Am writing so hard at the moment no time or thoughts to blog. I have many reference books open, and many books of poetry and all manner of other stuff, including a book on bullshit (philosophy of). I’m doing almost everything in 1794, with occasional journalistic forays into 2012. I’ll resurface when I resurface. Goldberg Variations ongoing. Last night, I dreamed I was playing them in the Albert Hall. A dream for me. Nightmare for everybody else.
The author’s best friend is not a trusty Mac or the iCloud: it’s the delete button. I’m sorry if I’ve said that before but I’ve employed the delete button so ruthlessly all week that ‘delete’ and, for some reason, ‘n’ are wearing away on my keyboard. I’m drunk with deletions and, clearly, ‘n’s. I’m going to sober up by making omelettes for supper. Who knew a Wednesday could be so full of interest.

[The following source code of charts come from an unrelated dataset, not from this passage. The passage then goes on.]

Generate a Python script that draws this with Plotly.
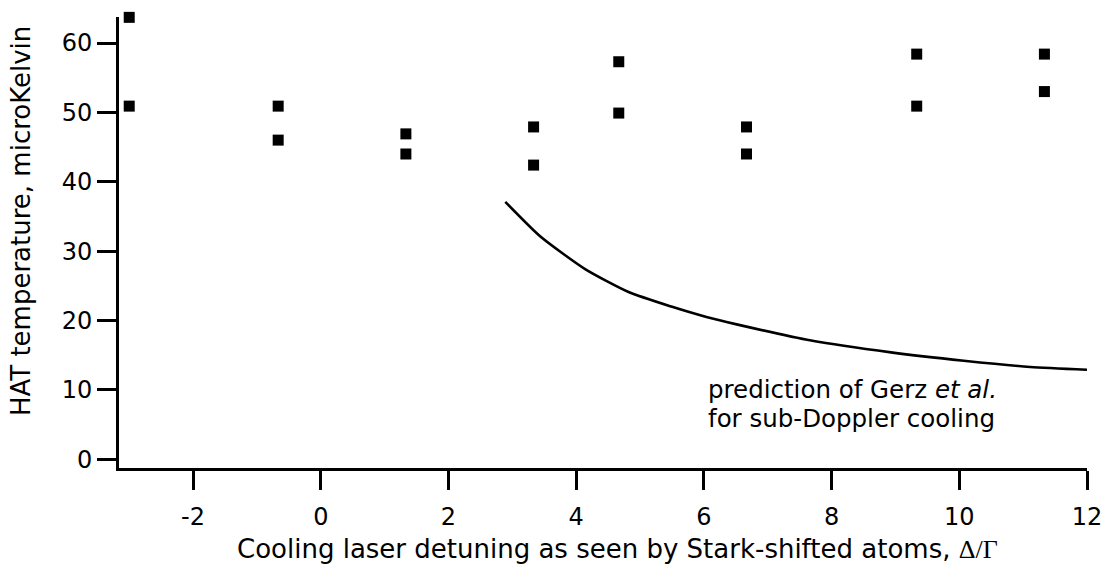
import plotly.graph_objects as go

# Measured HAT temperatures (two runs per detuning)
detuning = [-3.0, -3.0, -0.667, -0.667, 1.333, 1.333, 3.333, 3.333,
            4.667, 4.667, 6.667, 6.667, 9.333, 9.333, 11.333, 11.333]
temperature = [63.7, 50.9, 50.9, 46.0, 46.9, 44.0, 47.9, 42.4,
               57.3, 49.9, 47.9, 44.0, 58.4, 50.9, 58.4, 53.0]

# Sub-Doppler cooling prediction (Gerz et al.)
pred_detuning = [2.89, 3.44, 4.14, 4.82, 5.49, 6.04, 6.53, 7.68, 8.93, 10.07, 11.11, 12.0]
pred_temperature = [37.1, 32.1, 27.4, 24.1, 22.0, 20.5, 19.4, 17.1, 15.4, 14.2, 13.3, 12.9]

x_ticks = [-2, 0, 2, 4, 6, 8, 10, 12]
y_ticks = [0, 10, 20, 30, 40, 50, 60]

FONT = "DejaVu Sans"
TITLE_SIZE = 26
TICK_SIZE = 24
NOTE_SIZE = 24.5

fig = go.Figure()
fig.add_trace(go.Scatter(
    x=pred_detuning, y=pred_temperature, mode="lines",
    line=dict(color="black", width=2.6, shape="spline", smoothing=0.6),
    hoverinfo="skip", cliponaxis=False,
))
fig.add_trace(go.Scatter(
    x=detuning, y=temperature, mode="markers",
    marker=dict(symbol="square", size=11, color="black", line=dict(width=0)),
    cliponaxis=False,
))

# Two-line caption for the prediction curve
note_font = dict(family=FONT, size=NOTE_SIZE, color="black")
fig.add_annotation(x=6.03, y=10.0, xref="x", yref="y",
                   text="prediction of Gerz <i>et al.</i>",
                   showarrow=False, xanchor="left", yanchor="middle",
                   font=note_font)
fig.add_annotation(x=6.03, y=5.85, xref="x", yref="y",
                   text="for sub-Doppler cooling",
                   showarrow=False, xanchor="left", yanchor="middle",
                   font=note_font)

# Axis titles
title_font = dict(family=FONT, size=TITLE_SIZE, color="black")
fig.add_annotation(
    x=0.515, y=-0.18, xref="paper", yref="paper",
    text='Cooling laser detuning as seen by Stark-shifted atoms, '
         '<span style="font-family:Liberation Serif">Δ/Γ</span>',
    showarrow=False, xanchor="center", yanchor="middle", font=title_font,
)
fig.add_annotation(
    x=-0.101, y=0.548, xref="paper", yref="paper",
    text="HAT temperature, microKelvin", textangle=-90,
    showarrow=False, xanchor="center", yanchor="middle", font=title_font,
)

axis_common = dict(
    showline=True, linecolor="black", linewidth=2.6,
    ticks="outside", ticklen=19, tickwidth=2.6, tickcolor="black",
    showgrid=False, zeroline=False,
    tickfont=dict(family=FONT, size=TICK_SIZE, color="black"),
)

fig.update_xaxes(
    range=[-3.16, 12.0], tickvals=x_ticks, ticktext=[str(v) for v in x_ticks],
    ticklabelstandoff=6,
    **axis_common,
)
fig.update_yaxes(
    range=[-1.27, 63.75], tickvals=y_ticks, ticktext=[str(v) for v in y_ticks],
    **axis_common,
)

fig.update_layout(
    width=1114, height=568,
    margin=dict(l=119, r=23, t=17, b=100),
    paper_bgcolor="white", plot_bgcolor="white",
    showlegend=False,
)

fig.write_html("out.html")
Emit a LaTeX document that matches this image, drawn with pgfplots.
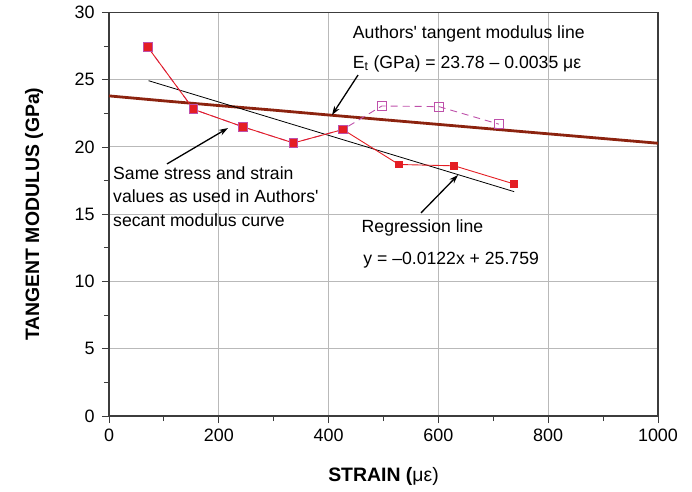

If Balzac were alive now, he’d be weeping at his own prescience. Here he is, describing what happens when, in his words, we ‘smite the lyre at every trifle’ and ‘publish our emotions indiscriminately’. He’s actually speaking of Mme. de Bargeton, one of his creations, but he might have been speaking about many users of Facebook and Twitter. ‘She squandered superlatives recklessly … and the smaller things took giant proportions … she began to type-ise, individualise, synthesise, dramatise, superiorise, analyse, poetise, angelise, neologise, tragedise, prosify and collossify – you must violate the laws of language to find words to express the new-fangled whimsies in which even women here and there indulge … She palpitated, swooned and went into ecstasies over anything and everything.’ Print these words out. Stick them where you can always see them. Do not wear yourself out with what Balzac calls, quite brilliantly, ‘chronic admiration’. I’m not naming any names – yet.
Today, after some procrastination, I settled into my book and actually achieved something. Procrastination included Facebook, several newspaper sites (including one with much showbiz – what on earth can that have been …), then, for no discernible reason, gymnasts, closely followed by many YouTubes of Lucinda Green, nee Prior Palmer, who was a bit of a heroine in my youth as there was no horse she couldn’t ride, no jump she couldn’t jump and no medal she couldn’t win at least three times. I haven’t thought of her for years. I wondered if she was still with us, both physically and metaphorically speaking, and was pleased to discover that she was, I just hadn’t noticed her. I shall notice her more in future. Nostalgic procrastination barely feels like procrastination at all.
Just a reassurance for anybody who thinks I’ve abandoned my Goldberg in favour of real life: I haven’t. Every day, on I plug. But if I described every practice note, or even every practice day, you’d want to murder me, and I’d want to murder myself. But today, it was definitely a Bach day, and then a Debussy day. It could have been BB, Bach and Brahms, or even BR, Bach and Rachmaninov – there, that’s a surprise, but yes, I occasionally embark on Rachmaminov, and wish myself ‘good luck with that’ – but after aria, 1, 2, 3, 4, 5 (1st part, you’d not want to listen) and 7, it had to be Debussy, for the simple reason that the Preludes were already on the music stand and I was too bloody knackered to get up and find anybody else. I must get the dogs trained up for music hunting. Currently they just sleep as I play, and occasionally yawn. I think that’s their form of applause, and shall carry on thinking that until they tell me otherwise.
It’s a long time since I watched the telly all day, but I watched it all day yesterday in a kind of jubilated stupor. Then, when all was over, I watched the concert, which I hadn’t seen the night before. After that, my eyes were so square I could barely see my way to bed. Those concerts! The best bit is watching the ‘comedians’ trying to square their ‘right on’ images with their (and, doubtless, their agents’) craving to be part of the great jamboree. Better to have Rolf Harris’ or even Gary Barlow’s genuine sycophancy than the comedians’ ‘I’m really too grand for this’ sneeriness. Still, that’s all part of a Great British Occasion, I suppose. No television today. Well, not the watching sort. Am off to a lovely Scottish Television party. By tomorrow, I hope my eyes will have resumed their normal shape. Obladee obladah.
We watched the pageant on the telly – not the BBC’s finest moment, we thought, and the Jubilee was scarcely a surprise. Off with some heads. I also imagined a ‘pageant master’ was some kind of medieval office dusted down for the occasion, and he’d be in a splendidly pageantish uniform: vermillion, perhaps, with feathers and a dancing dog. In the events, though I’m sure he’s fearsomely clever at pageants, he was actually a grey man in grey.
I do, though, want to say a large thank you to the Queen for the extra day’s holiday, which has made it worthwhile for daughter 2 to make a royal progress home. I do like hearing her pad about (daughter, not Queen, though the Queen would be very welcome to pad about too). Now I’ve an urge to eat some trifle. Jubilations to all.